§ **DATA BLOCK**:
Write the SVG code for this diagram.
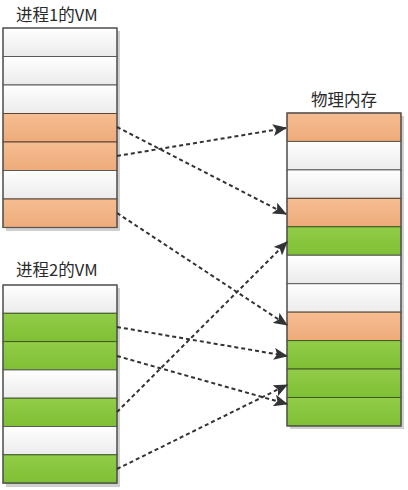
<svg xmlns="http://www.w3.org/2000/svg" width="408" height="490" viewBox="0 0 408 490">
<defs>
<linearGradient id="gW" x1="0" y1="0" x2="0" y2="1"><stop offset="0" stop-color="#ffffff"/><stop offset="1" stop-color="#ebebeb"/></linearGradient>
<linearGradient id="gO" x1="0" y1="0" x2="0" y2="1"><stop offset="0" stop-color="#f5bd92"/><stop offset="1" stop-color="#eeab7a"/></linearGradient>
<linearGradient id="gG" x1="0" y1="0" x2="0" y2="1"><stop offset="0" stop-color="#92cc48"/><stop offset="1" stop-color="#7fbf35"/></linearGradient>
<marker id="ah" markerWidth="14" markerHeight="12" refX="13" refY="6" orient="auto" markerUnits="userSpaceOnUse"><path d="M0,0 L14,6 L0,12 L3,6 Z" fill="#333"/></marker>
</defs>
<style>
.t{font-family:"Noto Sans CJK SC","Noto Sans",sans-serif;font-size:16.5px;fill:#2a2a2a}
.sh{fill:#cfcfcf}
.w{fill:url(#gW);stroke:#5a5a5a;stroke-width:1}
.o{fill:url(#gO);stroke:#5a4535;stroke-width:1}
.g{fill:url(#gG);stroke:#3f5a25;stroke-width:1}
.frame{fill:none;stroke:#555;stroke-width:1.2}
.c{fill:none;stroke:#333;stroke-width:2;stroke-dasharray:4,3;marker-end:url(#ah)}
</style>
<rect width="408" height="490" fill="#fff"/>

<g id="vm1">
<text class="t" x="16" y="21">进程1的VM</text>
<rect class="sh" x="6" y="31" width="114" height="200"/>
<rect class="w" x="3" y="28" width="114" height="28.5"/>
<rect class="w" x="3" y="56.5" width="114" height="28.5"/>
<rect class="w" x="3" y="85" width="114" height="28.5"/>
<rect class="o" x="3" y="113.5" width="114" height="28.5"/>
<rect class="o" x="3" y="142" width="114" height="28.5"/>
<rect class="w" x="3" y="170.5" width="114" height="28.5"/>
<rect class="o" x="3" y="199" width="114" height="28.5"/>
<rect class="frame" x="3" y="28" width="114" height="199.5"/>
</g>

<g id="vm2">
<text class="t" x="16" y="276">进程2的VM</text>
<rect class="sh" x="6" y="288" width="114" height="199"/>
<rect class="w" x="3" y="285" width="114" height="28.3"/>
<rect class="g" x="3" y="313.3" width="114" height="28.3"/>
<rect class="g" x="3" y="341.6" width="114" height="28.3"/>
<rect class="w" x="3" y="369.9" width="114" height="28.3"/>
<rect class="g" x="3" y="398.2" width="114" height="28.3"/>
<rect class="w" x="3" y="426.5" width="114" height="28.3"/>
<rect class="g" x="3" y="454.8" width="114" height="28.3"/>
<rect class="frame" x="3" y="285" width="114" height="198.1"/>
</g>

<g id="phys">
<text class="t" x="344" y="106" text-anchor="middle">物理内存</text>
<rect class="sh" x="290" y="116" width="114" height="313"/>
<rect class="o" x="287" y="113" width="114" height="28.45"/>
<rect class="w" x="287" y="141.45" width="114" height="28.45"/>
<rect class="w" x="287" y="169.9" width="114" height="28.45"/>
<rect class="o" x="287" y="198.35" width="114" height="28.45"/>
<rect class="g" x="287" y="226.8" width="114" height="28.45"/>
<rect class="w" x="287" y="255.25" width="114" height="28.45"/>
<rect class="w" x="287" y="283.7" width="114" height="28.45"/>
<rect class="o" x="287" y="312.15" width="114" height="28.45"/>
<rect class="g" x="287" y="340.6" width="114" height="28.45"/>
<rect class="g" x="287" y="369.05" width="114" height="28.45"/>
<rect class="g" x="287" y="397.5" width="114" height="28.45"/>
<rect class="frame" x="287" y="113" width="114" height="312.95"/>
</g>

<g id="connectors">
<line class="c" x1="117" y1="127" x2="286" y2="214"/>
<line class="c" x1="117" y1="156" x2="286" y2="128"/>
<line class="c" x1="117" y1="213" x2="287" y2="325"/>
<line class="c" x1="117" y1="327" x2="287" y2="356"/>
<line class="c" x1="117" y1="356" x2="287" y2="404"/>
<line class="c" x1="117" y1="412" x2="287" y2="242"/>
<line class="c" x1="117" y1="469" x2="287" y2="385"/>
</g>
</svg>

§ **AIM**:
Copy the data word for word. Pictures do not go in the copy.

§ **EXERCISE SOLUTION**:
Write the SVG code for this diagram.
<svg xmlns="http://www.w3.org/2000/svg" width="408" height="490" viewBox="0 0 408 490">
<defs>
<linearGradient id="gW" x1="0" y1="0" x2="0" y2="1"><stop offset="0" stop-color="#ffffff"/><stop offset="1" stop-color="#ebebeb"/></linearGradient>
<linearGradient id="gO" x1="0" y1="0" x2="0" y2="1"><stop offset="0" stop-color="#f5bd92"/><stop offset="1" stop-color="#eeab7a"/></linearGradient>
<linearGradient id="gG" x1="0" y1="0" x2="0" y2="1"><stop offset="0" stop-color="#92cc48"/><stop offset="1" stop-color="#7fbf35"/></linearGradient>
<marker id="ah" markerWidth="14" markerHeight="12" refX="13" refY="6" orient="auto" markerUnits="userSpaceOnUse"><path d="M0,0 L14,6 L0,12 L3,6 Z" fill="#333"/></marker>
</defs>
<style>
.t{font-family:"Noto Sans CJK SC","Noto Sans",sans-serif;font-size:16.5px;fill:#2a2a2a}
.sh{fill:#cfcfcf}
.w{fill:url(#gW);stroke:#5a5a5a;stroke-width:1}
.o{fill:url(#gO);stroke:#5a4535;stroke-width:1}
.g{fill:url(#gG);stroke:#3f5a25;stroke-width:1}
.frame{fill:none;stroke:#555;stroke-width:1.2}
.c{fill:none;stroke:#333;stroke-width:2;stroke-dasharray:4,3;marker-end:url(#ah)}
</style>
<rect width="408" height="490" fill="#fff"/>

<g id="vm1">
<text class="t" x="16" y="21">进程1的VM</text>
<rect class="sh" x="6" y="31" width="114" height="200"/>
<rect class="w" x="3" y="28" width="114" height="28.5"/>
<rect class="w" x="3" y="56.5" width="114" height="28.5"/>
<rect class="w" x="3" y="85" width="114" height="28.5"/>
<rect class="o" x="3" y="113.5" width="114" height="28.5"/>
<rect class="o" x="3" y="142" width="114" height="28.5"/>
<rect class="w" x="3" y="170.5" width="114" height="28.5"/>
<rect class="o" x="3" y="199" width="114" height="28.5"/>
<rect class="frame" x="3" y="28" width="114" height="199.5"/>
</g>

<g id="vm2">
<text class="t" x="16" y="276">进程2的VM</text>
<rect class="sh" x="6" y="288" width="114" height="199"/>
<rect class="w" x="3" y="285" width="114" height="28.3"/>
<rect class="g" x="3" y="313.3" width="114" height="28.3"/>
<rect class="g" x="3" y="341.6" width="114" height="28.3"/>
<rect class="w" x="3" y="369.9" width="114" height="28.3"/>
<rect class="g" x="3" y="398.2" width="114" height="28.3"/>
<rect class="w" x="3" y="426.5" width="114" height="28.3"/>
<rect class="g" x="3" y="454.8" width="114" height="28.3"/>
<rect class="frame" x="3" y="285" width="114" height="198.1"/>
</g>

<g id="phys">
<text class="t" x="344" y="106" text-anchor="middle">物理内存</text>
<rect class="sh" x="290" y="116" width="114" height="313"/>
<rect class="o" x="287" y="113" width="114" height="28.45"/>
<rect class="w" x="287" y="141.45" width="114" height="28.45"/>
<rect class="w" x="287" y="169.9" width="114" height="28.45"/>
<rect class="o" x="287" y="198.35" width="114" height="28.45"/>
<rect class="g" x="287" y="226.8" width="114" height="28.45"/>
<rect class="w" x="287" y="255.25" width="114" height="28.45"/>
<rect class="w" x="287" y="283.7" width="114" height="28.45"/>
<rect class="o" x="287" y="312.15" width="114" height="28.45"/>
<rect class="g" x="287" y="340.6" width="114" height="28.45"/>
<rect class="g" x="287" y="369.05" width="114" height="28.45"/>
<rect class="g" x="287" y="397.5" width="114" height="28.45"/>
<rect class="frame" x="287" y="113" width="114" height="312.95"/>
</g>

<g id="connectors">
<line class="c" x1="117" y1="127" x2="286" y2="214"/>
<line class="c" x1="117" y1="156" x2="286" y2="128"/>
<line class="c" x1="117" y1="213" x2="287" y2="325"/>
<line class="c" x1="117" y1="327" x2="287" y2="356"/>
<line class="c" x1="117" y1="356" x2="287" y2="404"/>
<line class="c" x1="117" y1="412" x2="287" y2="242"/>
<line class="c" x1="117" y1="469" x2="287" y2="385"/>
</g>
</svg>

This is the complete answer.